- The Washington Times - Wednesday, April 6, 2016

As soon as free agency began this offseason, teams plunged deep into their pockets for the league’s premier pass rushers.

Defensive ends Malik Jackson and Olivier Vernon were the top earners in free agency. Jackson, who became a free agent after helping the Denver Broncos defeat the Carolina Panthers in the Super Bowl, signed a whopping six-year, $90 million contract with the Jacksonville Jaguars. Vernon, formerly of the Miami Dolphins, signed a five-year, $85 million contract with the New York Giants. According to NFL Network, Vernon’s deal included $52.5 million in guarantees — $10.5 million more than Jackson’s deal.

In the four weeks since free agency began, 10 defensive ends and six outside linebackers signed with new teams, including former Seattle Seahawks outside linebacker Bruce Irvin, who signed a four-year, $37 million contract with the Oakland Raiders.



The bottom line? In an era when passing the football reigns supreme, having defenders that can pressure the quarterback is king.

That’s why it was so important for the Washington Redskins to retain outside linebacker Junior Galette, who signed a one-year deal worth $4.1 million. There are questions — the most obvious pertaining to how Galette responds after tearing his left Achilles’ tendon last season — but the deal was favorable for the Redskins.

Before Galette was injured, he had 22 sacks in his last two seasons with the New Orleans Saints — more than Jackson, Vernon or Irvin had in in their last two years. If Galette can perform at that level again, he’ll be a huge bargain for the Redskins, considering the money other teams shelled out for the top pass-rushing talents.

“We were concerned,” coach Jay Gruden said at the owners’ meetings in Boca Raton, Florida two weeks ago. “We didn’t have him on our team. We had the right of first refusal, but you never know. Somebody could go out and offer him a lot of money, so I was a little nervous about getting him back. There were some other good pass rushers in free agency, but we felt like getting Junior back would be like an added free agent because we didn’t have him. Great pass rusher, got to get him healthy obviously. He’s working his butt off to get healthy, and he’s going to be a huge, huge help to us on third down next year.”

When Galette was released by the Saints following a series of off-the-field issues in July, the Redskins signed him to a one-year, $745,000 contract a week later. Washington’s coaches had high hopes of pairing him opposite outside linebacker Ryan Kerrigan, but they never got the chance after Galette tore the Achilles in a preseason practice.

Galette remained in Ashburn this offseason and has worked feverishly at the team facility to get back to full health, his progress well-documented through social media. Galette is expected to be ready by training camp, according to Gruden, and the Redskins are looking forward to finally seeing the impact he can have on the field.

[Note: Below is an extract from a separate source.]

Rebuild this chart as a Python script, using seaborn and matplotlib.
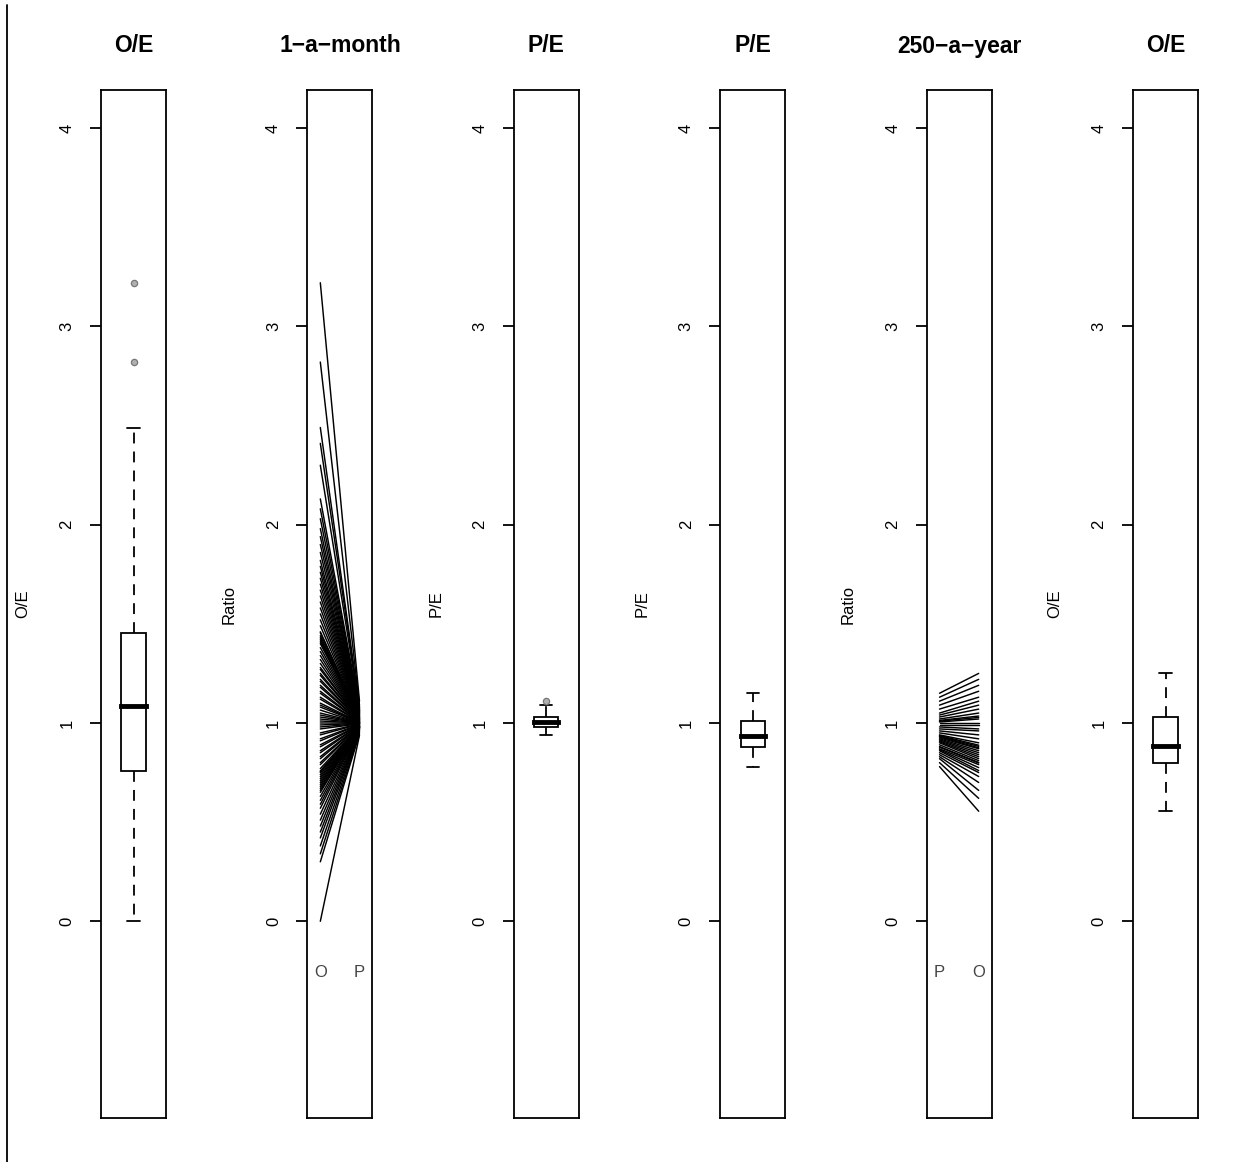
import matplotlib
matplotlib.use("Agg")
import matplotlib.pyplot as plt
import seaborn as sns
import pandas as pd
from matplotlib.lines import Line2D

# ---------------- data ----------------
titles = ["O/E", "1\u2212a\u2212month", "P/E", "P/E", "250\u2212a\u2212year", "O/E"]
ylabels = ["O/E", "Ratio", "P/E", "P/E", "Ratio", "O/E"]
yticks = [0, 1, 2, 3, 4]
month_pair_labels = ["O", "P"]
year_pair_labels = ["P", "O"]

# 1-a-month: observed / expected
month_oe = [
    0.00, 0.30, 0.34, 0.38, 0.42, 0.45, 0.48, 0.51, 0.54, 0.57,
    0.59, 0.61, 0.63, 0.65, 0.66, 0.67, 0.68, 0.69, 0.70, 0.71,
    0.72, 0.73, 0.74, 0.75, 0.755, 0.758, 0.77, 0.79, 0.80, 0.82,
    0.83, 0.85, 0.86, 0.88, 0.89, 0.91, 0.92, 0.94, 0.95, 0.97,
    0.98, 0.99, 1.00, 1.01, 1.02, 1.03, 1.04, 1.05, 1.065, 1.08,
    1.09, 1.10, 1.12, 1.13, 1.15, 1.16, 1.18, 1.19, 1.21, 1.22,
    1.24, 1.25, 1.27, 1.28, 1.30, 1.32, 1.34, 1.36, 1.38, 1.40,
    1.41, 1.42, 1.43, 1.44, 1.455, 1.46, 1.49, 1.52, 1.55, 1.58,
    1.61, 1.64, 1.67, 1.70, 1.73, 1.76, 1.79, 1.82, 1.86, 1.90,
    1.94, 1.98, 2.03, 2.08, 2.13, 2.30, 2.41, 2.49, 2.82, 3.22,
]
# 1-a-month: predicted / expected (paired with month_oe)
month_pe = [
    0.938, 0.945, 0.950, 0.955, 0.958, 0.961, 0.964, 0.966, 0.968, 0.970,
    0.972, 0.973, 0.974, 0.975, 0.976, 0.977, 0.978, 0.978, 0.979, 0.979,
    0.980, 0.980, 0.981, 0.981, 0.982, 0.982, 0.983, 0.984, 0.985, 0.986,
    0.987, 0.988, 0.989, 0.990, 0.991, 0.992, 0.993, 0.994, 0.995, 0.996,
    0.997, 0.998, 0.999, 1.000, 1.000, 1.001, 1.001, 1.002, 1.002, 1.003,
    1.003, 1.004, 1.005, 1.006, 1.007, 1.008, 1.009, 1.010, 1.011, 1.012,
    1.013, 1.014, 1.015, 1.016, 1.017, 1.018, 1.019, 1.020, 1.022, 1.023,
    1.024, 1.025, 1.027, 1.028, 1.030, 1.030, 1.032, 1.034, 1.036, 1.038,
    1.040, 1.042, 1.044, 1.046, 1.048, 1.050, 1.052, 1.054, 1.056, 1.058,
    1.060, 1.062, 1.064, 1.067, 1.070, 1.073, 1.077, 1.082, 1.090, 1.110,
]
# 250-a-year: predicted / expected
year_pe = [
    0.78, 0.80, 0.82, 0.83, 0.84, 0.85, 0.86, 0.865, 0.87, 0.878,
    0.881, 0.89, 0.90, 0.905, 0.91, 0.915, 0.92, 0.925, 0.93, 0.933,
    0.937, 0.94, 0.95, 0.96, 0.97, 0.98, 0.99, 1.00, 1.005, 1.009,
    1.013, 1.02, 1.03, 1.04, 1.05, 1.07, 1.09, 1.11, 1.13, 1.15,
]
# 250-a-year: observed / expected (paired with year_pe)
year_oe = [
    0.555, 0.62, 0.66, 0.70, 0.73, 0.75, 0.76, 0.775, 0.79, 0.798,
    0.801, 0.81, 0.82, 0.83, 0.84, 0.85, 0.86, 0.87, 0.875, 0.882,
    0.888, 0.90, 0.92, 0.94, 0.96, 0.97, 0.99, 1.00, 1.02, 1.028,
    1.035, 1.05, 1.07, 1.09, 1.11, 1.13, 1.16, 1.19, 1.22, 1.25,
]

# ---------------- style ----------------
LW = 1.3
sns.set_style("white", rc={
    "axes.edgecolor": "black",
    "axes.linewidth": LW,
    "ytick.left": True,
    "ytick.color": "black",
    "text.color": "black",
    "axes.labelcolor": "black",
})
plt.rcParams["font.family"] = ["Liberation Sans", "DejaVu Sans"]

W, H = 1235, 1162
fig = plt.figure(figsize=(W / 100, H / 100), dpi=100)

top_px, bottom_px, width_px = 90, 1118, 65
axes = []
for i in range(6):
    left_px = 101 + i * 206.4
    axes.append(fig.add_axes([left_px / W, (H - bottom_px) / H,
                              width_px / W, (bottom_px - top_px) / H]))


def finish(ax, ylabel, title):
    ax.set_ylim(-0.992, 4.192)
    ax.set_yticks(yticks)
    ax.set_yticklabels([str(t) for t in yticks], rotation=90, va="center")
    ax.set_xticks([])
    ax.set_xlabel("")
    ax.set_ylabel(ylabel, fontsize=12)
    ax.yaxis.set_label_coords(-1.085, 0.5)
    ax.set_title(title, fontsize=16.5, fontweight="bold", pad=27)
    ax.tick_params(axis="y", length=8, width=LW, pad=11, labelsize=12,
                   direction="out")
    for s in ax.spines.values():
        s.set_visible(True)
        s.set_linewidth(LW)
        s.set_color("black")


def draw_box(ax, values):
    sns.boxplot(
        y=values, ax=ax, width=0.4, color="white", linecolor="black",
        linewidth=LW, whis=1.5, fliersize=4.5,
        whiskerprops=dict(linestyle=(0, (6, 4.5))),
        medianprops=dict(linewidth=3.5, solid_capstyle="projecting"),
        flierprops=dict(marker="o", markerfacecolor="#b0b0b0",
                        markeredgecolor="#777777", markeredgewidth=0.9),
    )
    ax.set_xlim(-0.54, 0.54)


def draw_pairs(ax, left_vals, right_vals, labels):
    n = len(left_vals)
    df = pd.DataFrame({
        "pair": list(range(n)) * 2,
        "pos": [0] * n + [1] * n,
        "ratio": list(left_vals) + list(right_vals),
    })
    sns.lineplot(data=df, x="pos", y="ratio", units="pair", estimator=None,
                 color="black", linewidth=1.05, ax=ax, legend=False)
    ax.set_xlim(-0.33, 1.33)
    for pos, lab in enumerate(labels):
        ax.text(pos, -0.26, lab, ha="center", va="center", fontsize=12,
                color="#444444")


draw_box(axes[0], month_oe)
draw_pairs(axes[1], month_oe, month_pe, month_pair_labels)
draw_box(axes[2], month_pe)
draw_box(axes[3], year_pe)
draw_pairs(axes[4], year_pe, year_oe, year_pair_labels)
draw_box(axes[5], year_oe)

for ax, yl, t in zip(axes, ylabels, titles):
    finish(ax, yl, t)

# vertical rule at the left edge of the figure
fig.add_artist(Line2D([7 / W, 7 / W], [0, 1 - 5 / H], transform=fig.transFigure,
                      color="black", linewidth=LW))

fig.savefig("out.png", dpi=100, facecolor="white")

If outside linebacker Preston Smith continues to build on a rookie season in which he had eight sacks, the Redskins could have trio of strong pass rushers in Kerrigan, Galette and Smith.

“[Galette] gives us an edge guy, which is huge,” general manager Scot McCloughan said at the owners’ meetings. “We have Kerrigan, he’s a really good football player. Preston is a really good football player. Trent Murphy is a solid football player. You’ve got Junior — [offensive] coordinators have to go, ‘Wait, who’s on the field, where are they coming from?’ That’s important. Pass rush is huge in the NFL.”

Considering the Redskins have not seen Galette play in a year, the one-year deal is another low-risk, prove-it contract. If the 28-year-old produces like he has in the past, it will not only be favorable for the Redskins, but also for Galette, who could position himself for a more lucrative contract next offseason.

“Coming of an injury at any part of your body, but Achilles, for a guy’s explosion, it’s going to be interesting,” McCloughan said. “That’s why the one-year deal from our point made sense because does he still have the same twist? Does he have the same ability to get upfield? I believe he does. He’s a Redskin through and through now and we have his back.”